I didn’t find it surprising. She wasn’t the first writer I’d met who’d had the exact same problems; she certainly wouldn’t be the last. What she’d encountered was standard procedure for Indian publishers with regard to writers who didn’t count. (As to who counts, that’s another piece.)

We should do something, she said.

I already have, I said. Written a slew of articles, and a book, about the ugliness of publishing folk and the neediness of writers, a lock/key situation if ever there were one. (And enjoyed the minor, if highly satisfying, victory of having them published by the very people I was fighting.) I’d written a play on the same subject, and am working on a web series.

My wife, ever-wise, stayed out of the debate, and continued reading her book.

We need to get together, the woman said.

How? I said.

We need to form a group of writers, aggrieved ones like us, and get empowered, she said.

Not to be rude, I said, but I don’t see myself as victim and don’t need a group to make me powerful.
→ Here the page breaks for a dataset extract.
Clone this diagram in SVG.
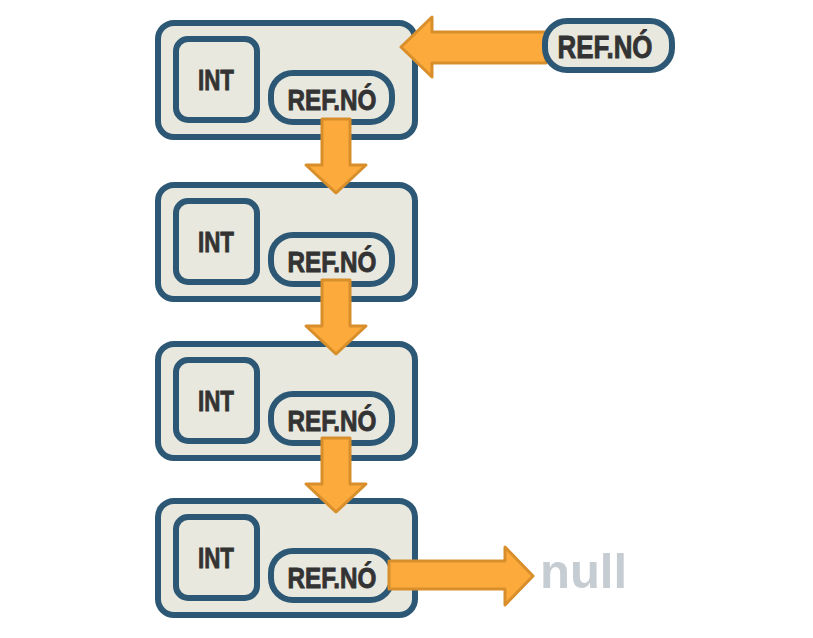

Also: it’s the very idea of coteries, gangs, back-slapping fraternities and back-rubbing sisterhoods – basically groups of any kind – that we need to fight. Individually.

But still, she said.

It would be funny wouldn’t it, I said, if I were part of a group that fought groups?

She left.

While the reason I’d given her for not wanting to be part of a group of writers (or sous chefs or serial killers, for that matter) was honest, it wasn’t the entire truth.

I didn’t want to have anything to do with someone whose final goal was clear as day. Noble though she may have thought her intent, it was really about being acknowledged and accepted by the mainstream, by folks who ‘mattered’: publishing heavies, lit fest organizers and ‘big’ writers.
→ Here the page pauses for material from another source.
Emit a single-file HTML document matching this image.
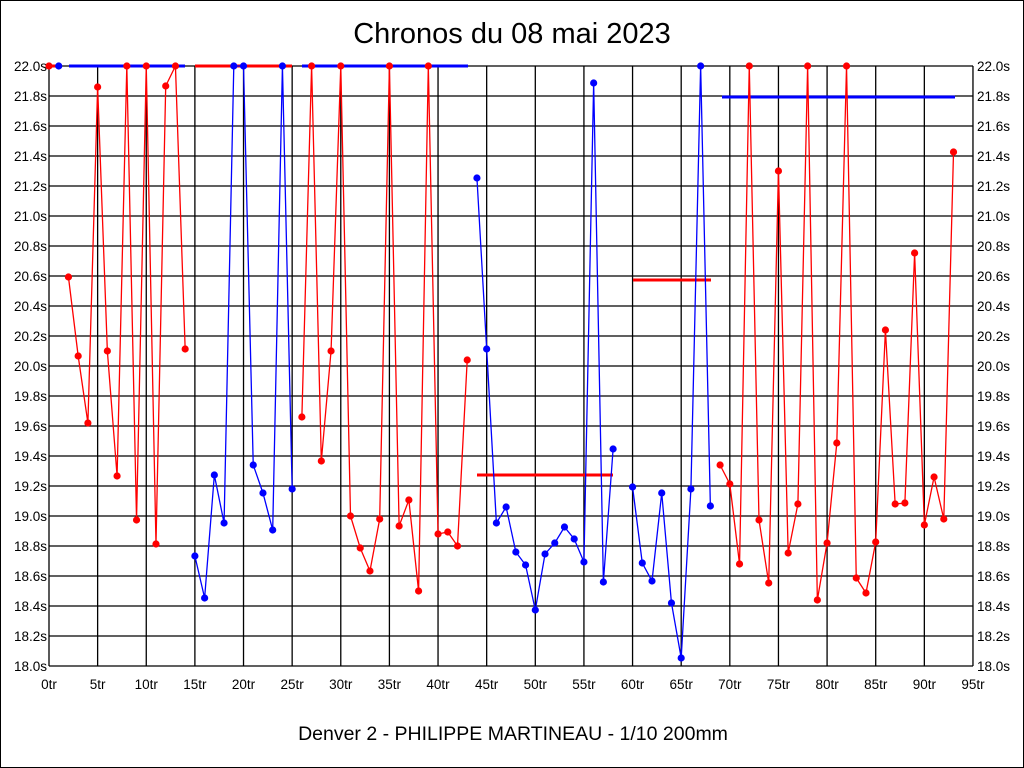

It struck me two kinds of people set out to fight the establishment. Type One is the kind that gets a band of ‘like-minded’ folk together in the hope of ruffling feathers. Her plan is annoying the ‘biggies’ enough to take notice, open the side-door a crack and allow her entry into the club, if nothing but to shut her up. So she smoothly transitions from outsider to insider. This writer/artist is basically fighting for only one aggrieved party: herself. (A shrill-voiced actress we all know is the perfect example of this type, fighting off one lot of so-called biggies to be part of the biggest gang of biggies.)

Type Two, on the other hand, fights the establishment because it needs to be fought. Like all establishments. She fights it neither for herself nor for anyone else. She fights the establishment because it creates pecking orders and imbalances in power. Because it is the very enemy of art, reason, merit, truth. Type Two will fight till the establishment crumbles. Or die trying. Will fight old friends if they become the new establishment. For her, the art and the fight are one; she would hardly be able to create one if she gave up the other.
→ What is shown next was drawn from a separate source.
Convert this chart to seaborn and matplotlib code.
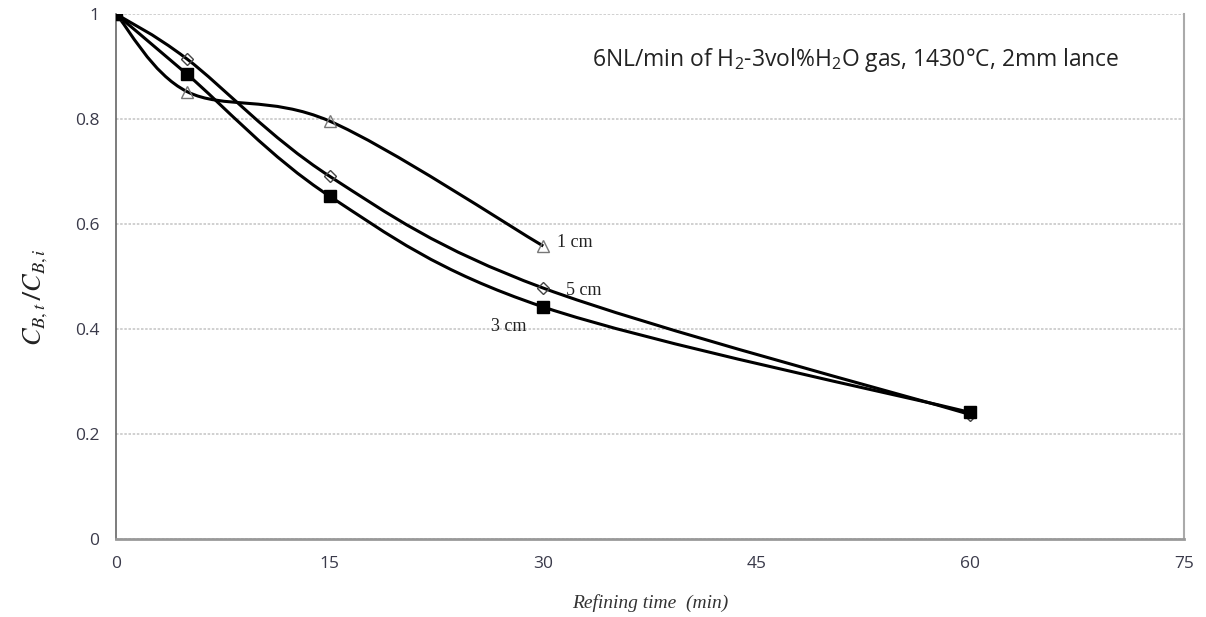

Such an artist can never be part of a group, any group. All the more so when the group rolls out the red carpet. Didn’t Groucho Marx say it best? ‘I refuse to be a member of any club that accepts me.’

Today, the writer I speak of has achieved her lowly goal. To her temporary delight, she’s made it to the lowermost rung of the so-perceived It Gang. Has weaselled her way into lit fests, got her books mentioned by ‘important’ writers and is promoting her books with the subtlety of a banshee on Red Bull.

I had judged her right. She wasn’t a writer.

So how do you identify a writer? Give her a mirror. If she holds it up to society, she’s a writer. If she looks longingly at herself, she isn’t one.